After a long video game session, it can feel like a lot has happened. You may have won matches, gained levels, unlocked items, defeated bosses, completed quests, improved rankings, earned rewards, or built something impressive inside the game world. Your brain registers progress. Your emotions react as if something meaningful occurred. You may feel excitement, frustration, pride, relief, or even exhaustion.
But then the screen turns off.
The room is the same. The dishes are still there. The laundry has not moved. Your body is still in the same condition it was before. Your relationships have not improved by themselves. Your money has not grown. Your future has not been prepared. Your real skills, real responsibilities, and real environment are mostly unchanged.
This does not mean video games are evil or useless. They can be fun. They can sharpen reaction time, problem-solving, creativity, teamwork, and persistence. They can offer rest, escape, challenge, and connection. But the important question is not whether games have any value. The question is whether the amount of time spent playing matches the amount of real-world change created.
A video game is designed to make progress feel clear. It gives you points, levels, missions, rewards, upgrades, rankings, and feedback. Real life is usually not that generous. Cleaning your room does not come with a victory sound. Going for a walk does not unlock a shiny badge. Practicing a skill for an hour may not feel like much at all. But real-world actions compound. They leave behind something outside the screen.
After gaming, it is useful to pause and ask a simple question: what is different now?
Did your body get stronger? Did your home get cleaner? Did your work move forward? Did you learn something useful? Did you build something? Did you help someone? Did you become more prepared for tomorrow? Did your life become even slightly better in a way that remains after the game is closed?
Often, the honest answer is: nothing.
That answer is uncomfortable, but it is also powerful. It cuts through the illusion of progress. It reminds you that emotional intensity is not the same as real change. A hard match can feel important, but unless it connects to a real purpose, it disappears almost instantly. The rank, the score, the digital item, the temporary win, the argument in chat, the frustration over losing, the chase for one more round — most of it stays trapped inside the game.
Meanwhile, real life continues waiting.
This is why moderation matters. The danger of gaming is not only wasted time. It is the feeling of having done something when nothing lasting has actually been done. Games can satisfy the desire for progress without requiring real progress. They can give the sensation of achievement without improving the conditions of your life.
That makes them especially tempting when real life feels difficult. In a game, the rules are clear. The goals are obvious. The rewards are immediate. In real life, progress is slower, messier, and less visible. But real life is also where your health, freedom, relationships, money, confidence, and future are built.
A useful habit is to place a real-world action after every gaming session. Before you play again, do one thing that changes your actual environment. Clean something. Stretch. Drink water. Reply to a message. Practice a skill. Write a paragraph. Take out the garbage. Walk outside. Plan tomorrow. Do one small task that leaves proof behind.

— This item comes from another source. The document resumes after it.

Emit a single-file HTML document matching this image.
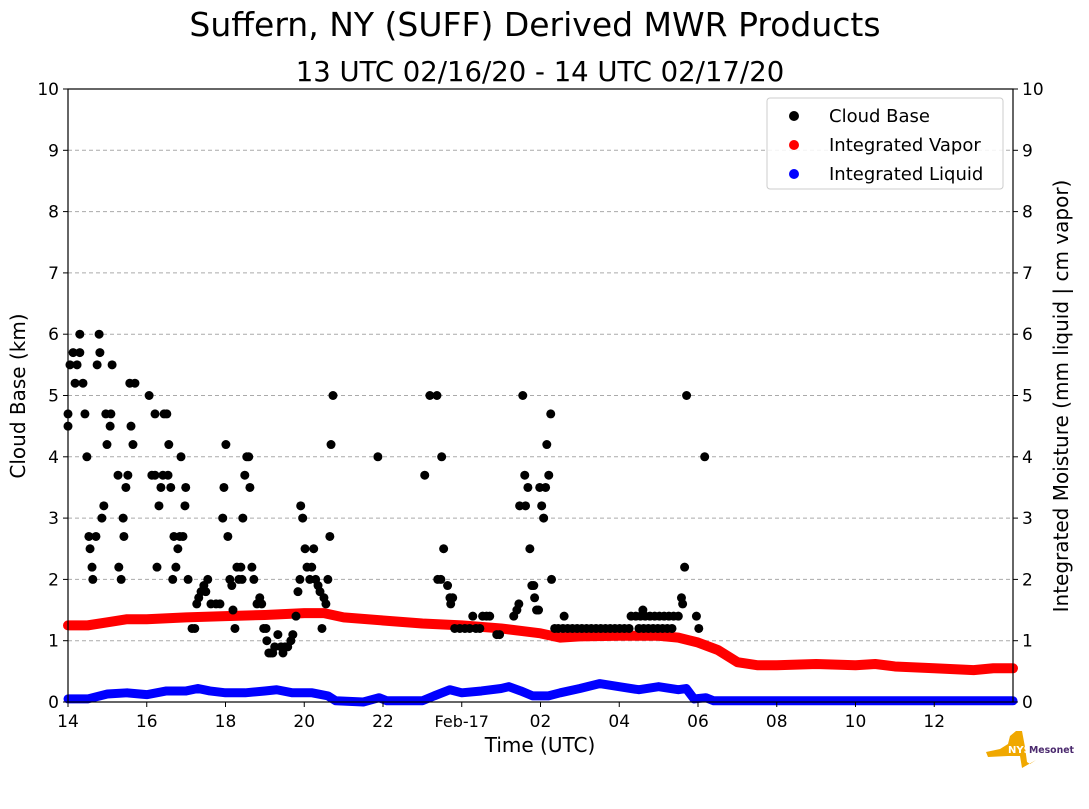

This does not require quitting games. It requires putting games in their proper place. Entertainment should refresh your life, not replace it. A game session is fine when it exists inside a life that is still moving forward. It becomes a problem when the game keeps changing while your real world stays frozen.
The screen can show you a thousand victories. But when the session ends, the real question remains:
What changed?
If the answer is nothing, then let that answer wake you up. Not with shame, but with clarity. The next move does not have to happen in the game. It can happen in the room you are sitting in, with the body you live in, in the life that is actually yours.